Issue #135, July 2005

“Like everything metaphysical the harmony between thought and reality is to be found in the grammar of the language.”—Ludwig Wittgenstein

In Star Trek V: The Final Frontier, Scotty reminds a junior engineer to use “the right tool, for the right job”. This sage advice is applicable to computer users as well as starship engineers. GNU/Linux users have a particularly impressive assortment of tools at their disposal, many of which feature unique syntaxes that facilitate concise expression of complex operations.

Good tools will reflect the specific needs of the individual problems they are designed to solve. Consider the highly effective text processing utilities awk and sed. With simple commands, users can perform efficient search and replace operations on streams or filter complex data. How much C code would it take to do the same things? Even with a concise general-purpose language like Python, the tasks still will require more typing than the equivalent command-line tools do. Utilities like awk and sed are effective because they interface well with other command-line utilities, and they leverage the power of domain-specific languages (DSLs), syntaxes specialized for a particular group of related tasks.

Despite the vast number of powerful applications developed for GNU/Linux, the right tool isn't always available for any given job. What should a resourceful user do when options are limited? In most cases, it is possible to combine existing tools, possibly creating a new tool in the process. Sometimes, a new tool needs to be made from scratch with a general-purpose programming language. Developers can add value to a new tool and increase its productive potential by implementing a domain-specific language for it.

Development time is an investment, and many programmers endeavor to maximize the return on that investment by writing reusable code libraries. Tools developed with a specialized code library generally expose only a limited subset of the library's features. Developers can provide more extensive access to library functionality by constructing a domain-specific language that can act as an interface. A well-built DSL allows users to employ an intuitive and self-documenting syntax to construct a multitude of highly specialized tools rapidly.

Pitfalls

Implementation of a DSL can be tricky business. Code that parses and validates specialized syntax is difficult to write and maintain, especially if the DSL supports sophisticated control structures. Tools written with DSLs are notoriously difficult to debug, and there will be no IDE available for your new language unless you make one.

One of the most compelling arguments against corporate use of DSLs is the so-called tower of Babel affect. When a number of developers all construct their own individual DSLs, the sheer number of disparate syntaxes can create a tremendous amount of confusion.

When developers perpetually increase the scope of a DSL's target domain, they risk under-specialization. When the target domain grows to unmanageable proportion, the DSL will transmogrify into a personal Perl implementation, and it will cease to fulfill the needs adequately of the individual tasks associated with the actual domain.

Implementation

Meta-programming is the art of writing code that generates or manipulates code. It is the basis for language implementation, and there many ways to do it. Meta-programming is either static or dynamic, depending on the type system of the implementation language. Static meta-programming typically is done with a preprocessor, and dynamic meta-programming typically is done with macros that are evaluated at runtime.

A number of excellent open-source language development platforms are available for GNU/Linux.
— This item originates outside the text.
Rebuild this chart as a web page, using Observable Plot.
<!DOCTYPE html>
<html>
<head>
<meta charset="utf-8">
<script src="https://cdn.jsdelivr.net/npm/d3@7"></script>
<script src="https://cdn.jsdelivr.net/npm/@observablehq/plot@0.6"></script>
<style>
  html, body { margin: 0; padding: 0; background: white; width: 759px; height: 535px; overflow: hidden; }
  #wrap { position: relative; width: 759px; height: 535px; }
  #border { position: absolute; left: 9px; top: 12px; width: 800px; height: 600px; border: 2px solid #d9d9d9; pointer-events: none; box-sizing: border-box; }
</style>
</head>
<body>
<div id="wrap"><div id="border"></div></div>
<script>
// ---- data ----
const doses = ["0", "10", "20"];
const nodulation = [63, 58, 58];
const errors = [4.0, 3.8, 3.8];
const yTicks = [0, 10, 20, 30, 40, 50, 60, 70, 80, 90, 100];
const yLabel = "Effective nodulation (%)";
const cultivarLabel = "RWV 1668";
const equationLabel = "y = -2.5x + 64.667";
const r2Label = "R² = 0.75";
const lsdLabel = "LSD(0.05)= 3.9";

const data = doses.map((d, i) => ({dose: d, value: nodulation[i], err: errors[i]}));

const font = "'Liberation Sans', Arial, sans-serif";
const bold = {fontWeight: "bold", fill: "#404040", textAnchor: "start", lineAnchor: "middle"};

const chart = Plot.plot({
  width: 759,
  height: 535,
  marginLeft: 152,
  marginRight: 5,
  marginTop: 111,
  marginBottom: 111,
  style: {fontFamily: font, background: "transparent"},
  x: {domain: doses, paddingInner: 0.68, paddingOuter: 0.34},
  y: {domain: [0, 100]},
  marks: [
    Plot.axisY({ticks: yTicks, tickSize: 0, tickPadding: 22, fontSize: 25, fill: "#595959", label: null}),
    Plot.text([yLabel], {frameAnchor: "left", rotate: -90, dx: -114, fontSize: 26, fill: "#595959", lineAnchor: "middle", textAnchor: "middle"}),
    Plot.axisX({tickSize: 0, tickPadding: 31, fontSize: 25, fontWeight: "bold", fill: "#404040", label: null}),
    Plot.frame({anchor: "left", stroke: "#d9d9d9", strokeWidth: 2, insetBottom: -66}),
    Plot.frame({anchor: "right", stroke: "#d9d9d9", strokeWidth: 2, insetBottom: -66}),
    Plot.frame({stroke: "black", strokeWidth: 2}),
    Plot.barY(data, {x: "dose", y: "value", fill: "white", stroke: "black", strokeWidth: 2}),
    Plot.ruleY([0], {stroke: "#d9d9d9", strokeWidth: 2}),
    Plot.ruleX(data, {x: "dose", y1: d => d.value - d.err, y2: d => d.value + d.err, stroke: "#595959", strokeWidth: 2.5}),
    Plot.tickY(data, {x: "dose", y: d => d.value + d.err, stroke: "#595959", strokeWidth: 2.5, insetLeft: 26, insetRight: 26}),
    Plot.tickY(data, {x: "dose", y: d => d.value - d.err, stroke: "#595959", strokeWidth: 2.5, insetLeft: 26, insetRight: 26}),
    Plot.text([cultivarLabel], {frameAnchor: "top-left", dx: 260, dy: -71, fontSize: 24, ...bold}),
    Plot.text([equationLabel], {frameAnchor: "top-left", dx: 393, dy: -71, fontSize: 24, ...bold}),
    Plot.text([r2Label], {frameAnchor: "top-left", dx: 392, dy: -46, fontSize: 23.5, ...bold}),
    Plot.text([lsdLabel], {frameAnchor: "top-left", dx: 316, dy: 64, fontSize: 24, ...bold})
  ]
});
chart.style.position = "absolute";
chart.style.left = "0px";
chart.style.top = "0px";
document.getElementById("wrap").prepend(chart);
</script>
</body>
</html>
One of the most impressive static meta-programming utilities is Camlp4, an extensible preprocessor for Inria's Ocaml programming language. Camlp4 facilitates rapid development of efficient, type-safe DSLs. Of the available dynamic meta-programming platforms, the best is Logix, an extremely versatile language design system implemented for and with Python.

Looking at Logix

LiveLogix is a consulting and development firm with big plans and innovative ideas. Logix, available under the GPL, is their first major release and the vanguard of their LiveLogix Application Platform, an assortment of versatile and dynamic development tools currently in the early stages of development. Inspired by the dynamicism of Python, the syntactic grace of Haskell and the mutability of Lisp, Logix is a unique fusion of features and flexibility.
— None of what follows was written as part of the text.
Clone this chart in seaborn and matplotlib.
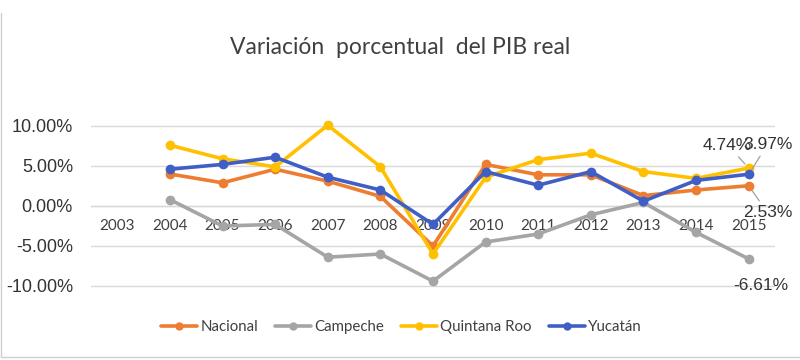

Logix developers do not build complete formal grammars, they incrementally define the individual operators that make up a language. It is then possible to combine these operators to form expressions, which the Logix processor can parse and convert into Python byte-code. Logix DSLs optionally can leverage powerful Python language features like control structures, object orientation and list processing. Seamless Python integration and access to the tremendous number of useful libraries and modules available to Python further increase the power and value of Logix.
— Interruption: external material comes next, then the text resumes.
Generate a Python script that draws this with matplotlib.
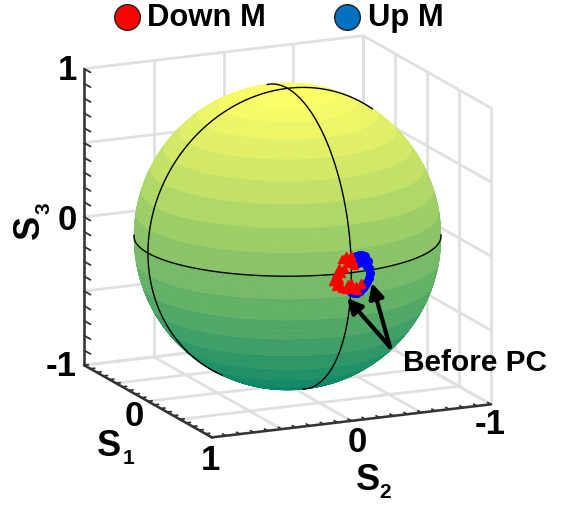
"""Poincare sphere with Down M / Up M states before PC."""

import numpy as np
import matplotlib
matplotlib.use("Agg")
import matplotlib.pyplot as plt
from matplotlib.patches import FancyArrowPatch
from mpl_toolkits.mplot3d.art3d import Poly3DCollection

plt.rcParams["font.family"] = ["Liberation Sans", "DejaVu Sans"]

# states
down_s2 = [.037, 0, -.011, -.022, .062, .025, .085, .049, .109, .073, .105, .125,
           .085, .105, .062, .085, .025, 0, -.011, -.047, -.070, -.034, .037, -.075]
down_s3 = [.113, .120, .075, .051, .094, .067, .040, .036, -.001, .006, -.046, -.044,
           -.037, -.080, -.096, -.071, -.078, -.070, -.115, -.125, -.088, -.096, -.110, -.079]
up_s2 = [0, -.022, -.047, -.070, -.090, -.100, -.118, -.130, -.140, -.130, -.118,
         -.105, -.125, -.100, -.078, -.055, -.034, -.055, -.047, -.070, -.022]
up_s3 = [-.130, -.145, -.148, -.136, -.118, -.100, -.080, -.050, -.020, .015, .028,
         .041, .065, .100, .110, .112, .110, .081, .059, .086, .100]

major_ticks = [-1, -0.5, 0, 0.5, 1]
minor_ticks = np.arange(-10, 11) / 10

GRID = "#e0e0e0"
AXIS = "#333333"
ELEV, AZIM = 15, -24.6
N_BANDS = 20

fig = plt.figure(figsize=(5.64, 5.07), dpi=100)
ax = fig.add_axes([22.5 / 564, 5.5 / 507, 516 / 564, 516 / 507], projection="3d", proj_type="ortho")
ax.computed_zorder = False
ax.set_xlim(-1, 1)
ax.set_ylim(1, -1)
ax.set_zlim(-1, 1)
ax.set_box_aspect((1, 1, 1))
ax.view_init(elev=ELEV, azim=AZIM)
ax.set_axis_off()
ax.patch.set_alpha(0)


def line3(xs, ys, zs, color=GRID, lw=2.0, zorder=1):
    ax.plot(xs, ys, zs, color=color, lw=lw, zorder=zorder, solid_capstyle="round")


# gridlines on the three back walls
for t in major_ticks:
    line3([-1, -1], [t, t], [-1, 1])
    line3([-1, -1], [-1, 1], [t, t])
    line3([t, t], [-1, -1], [-1, 1])
    line3([-1, 1], [-1, -1], [t, t])
    line3([t, t], [-1, 1], [-1, -1])
    line3([-1, 1], [t, t], [-1, -1])

# dark axes and their ticks
line3([-1, -1], [1, 1], [-1, 1], AXIS, 1.8, 1.5)
line3([-1, 1], [1, 1], [-1, -1], AXIS, 1.8, 1.5)
line3([1, 1], [-1, 1], [-1, -1], AXIS, 1.8, 1.5)
for t in minor_ticks:
    line3([-1, -0.9], [1, 1], [t, t], AXIS, 1.3, 1.5)
    line3([t, t], [1, 0.97], [-1, -1], AXIS, 1.3, 1.5)
    line3([1, 0.95], [t, t], [-1, -1], AXIS, 1.3, 1.5)

# sphere, coloured by height in latitude bands, front-facing quads only
view = np.array([np.cos(np.radians(AZIM)) * np.cos(np.radians(ELEV)),
                 -np.sin(np.radians(AZIM)) * np.cos(np.radians(ELEV)),
                 np.sin(np.radians(ELEV))])
lon = np.linspace(0, 2 * np.pi, 145)
lat = np.linspace(-np.pi / 2, np.pi / 2, 101)
lon_g, lat_g = np.meshgrid(lon, lat)
pts = np.stack([np.cos(lat_g) * np.cos(lon_g), np.cos(lat_g) * np.sin(lon_g), np.sin(lat_g)], axis=-1)
quads, quad_colors = [], []
for i in range(len(lat) - 1):
    band = min(int((lat[i] + lat[i + 1]) / 2 / np.pi * N_BANDS + N_BANDS / 2), N_BANDS - 1)
    band_mid = ((band + 0.5) / N_BANDS - 0.5) * np.pi
    color = plt.cm.summer((np.sin(band_mid) + 1) / 2)
    for j in range(len(lon) - 1):
        quad = [pts[i, j], pts[i, j + 1], pts[i + 1, j + 1], pts[i + 1, j]]
        if np.dot(np.mean(quad, axis=0), view) > -0.02:
            quads.append(quad)
            quad_colors.append(color)
ax.add_collection3d(Poly3DCollection(quads, facecolors=quad_colors, edgecolors=quad_colors,
                                     linewidths=0.4, zorder=2))

# great circles, front half only
t = np.linspace(0, 2 * np.pi, 721)
circles = [(np.cos(t), np.sin(t), 0 * t), (0 * t, np.cos(t), np.sin(t)), (np.cos(t), 0 * t, np.sin(t))]
for cx, cy, cz in circles:
    hidden = cx * view[0] + cy * view[1] + cz * view[2] < -0.04
    ax.plot(np.where(hidden, np.nan, cx), cy, cz, color="black", lw=1.0, zorder=3)

# measured states
up_s1 = np.sqrt(1 - np.array(up_s2) ** 2 - np.array(up_s3) ** 2)
down_s1 = np.sqrt(1 - np.array(down_s2) ** 2 - np.array(down_s3) ** 2)
ax.plot(up_s1, up_s2, up_s3, ls="none", marker="o", ms=5.5, color="#0000ff", zorder=4)
ax.plot(down_s1, down_s2, down_s3, ls="none", marker="^", ms=6, color="#ff0000", zorder=5)

# overlay in pixel coordinates for labels, legend and arrows
ov = fig.add_axes([0, 0, 1, 1])
ov.set_xlim(0, 564)
ov.set_ylim(507, 0)
ov.axis("off")


def label(x, y, s, size, ha="center", rotation=0):
    ov.text(x, y, s, fontsize=size, fontweight="bold", ha=ha, va="center", rotation=rotation)


label(77, 71, "1", 25, ha="right")
label(77, 221, "0", 25, ha="right")
label(77, 366, "-1", 25, ha="right")
label(134, 417, "0", 25)
label(210, 460, "1", 25)
label(357, 443, "0", 25)
label(490, 425, "-1", 25)
label(109, 446, "S", 26)
label(128, 459, "1", 15)
label(368, 480, "S", 26)
label(385, 493, "2", 15)
label(29, 227, "S", 26, rotation=90)
label(44, 208, "3", 15, rotation=90)
label(475, 363, "Before PC", 21.5)

for tip in [(347, 298), (372, 283)]:
    ov.add_patch(FancyArrowPatch((390, 347), tip, arrowstyle="-|>", mutation_scale=22,
                                 color="black", lw=3, shrinkA=0, shrinkB=0))

ov.plot([127], [17], marker="o", ms=18.5, mfc="#ff0000", mec="#222222", mew=1)
ov.plot([347], [17], marker="o", ms=18.5, mfc="#0070c0", mec="#222222", mew=1)
label(147, 18, "Down M", 22.3, ha="left")
label(368, 18, "Up M", 22.3, ha="left")

fig.savefig("out.png", dpi=100)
Logix developers build their programs with either the standard or base Logix dialects. The syntax of the base dialect is like normal Python syntax with a few additional features for language extension. The standard dialect includes a wide variety of excellent syntactic enhancements and unique features.

Experienced Python developers quickly adapt to standard Logix idioms. The documentation contains an excellent introduction for Python programmers that fully explores the syntactic divergences. Many of the substantial differences relate to Logix's special treatment of expressions. All statements return values, so it is possible to write code like this:

x = if 10 * 2 == 20: "yes it is!" else: "no"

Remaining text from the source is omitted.